Thanks for the feedback.

Yea, in our Exchange server there is a message:

"Client host rejected: cannot find your reverse hostanme [96.68.102.140]"

 

The Client here is one of our customers that is rejected our email.  The IP shown above is the outbound source IP based on our general internet access IP and port address, not the mail assigned IP of .139.

 

Does it still sound like just an ISP/DNS update problem?

 

I am trying to determine if our firewall rule needs to change, TXT record, or other.

 

 

Highlighted
L7 Applicator

Set up your SNAT and DNAT rules so that incoming and outgoing email would go out from same public IP.

Or set up SNAT as bi-directional.

 

Neither of those IPs you mentioned resolve to anything reasonable.

You have to ask your ISP to update reverse DNS record for the IP where emails are going out from.

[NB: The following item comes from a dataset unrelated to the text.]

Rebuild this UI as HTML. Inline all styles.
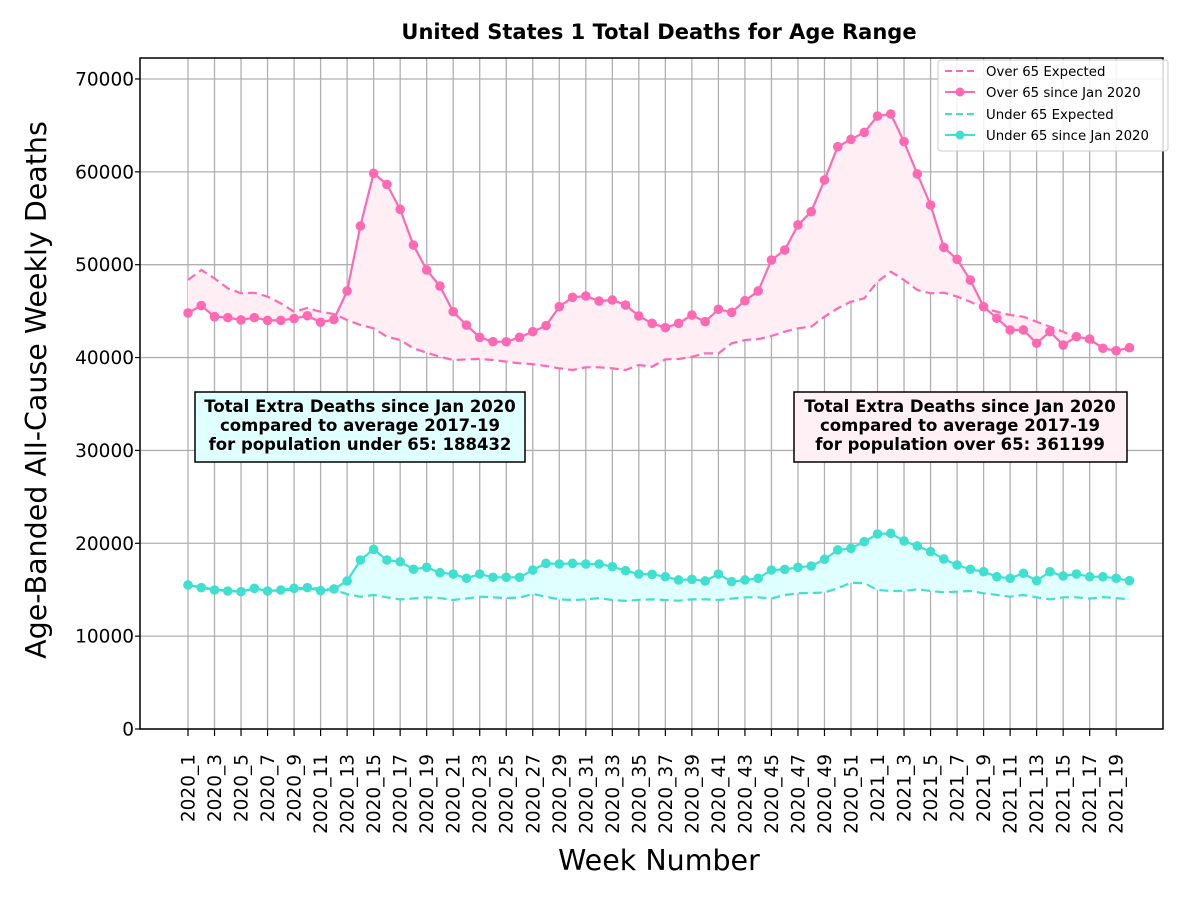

Reverse DNS has to resolve to email domain.

 

C:\>ping -a 96.68.102.139

Pinging 96-68-102-139-static.hfc.comcastbusiness.net [96.68.102.139] with 32 bytes of data:

 

C:\>ping -a 96.68.102.140

Pinging 96-68-102-140-static.hfc.comcastbusiness.net [96.68.102.140] with 32 bytes of data:

 

 

Enterprise Architect @ Cloud Carib www.cloudcarib.com
ACE, PCNSE, PCNSI

View solution in original post

Highlighted
L4 Transporter

Thank you for that @Raido

I should have mentioned that I am using example IPs so not to disclose our real ones.

Sorry about that...

 

Thanks again, I will follow up with your suggestions.

Highlighted
L4 Transporter

@Raido

@khsieh

@BPry

 

Y'all were right.  Needed to create new PTR records with new ISP.  Once I did that, our TXT (SFP) is passing.

I also did change our Mail server NAT rule to bi-directional.

 

I learn so much for you all, thank you!!!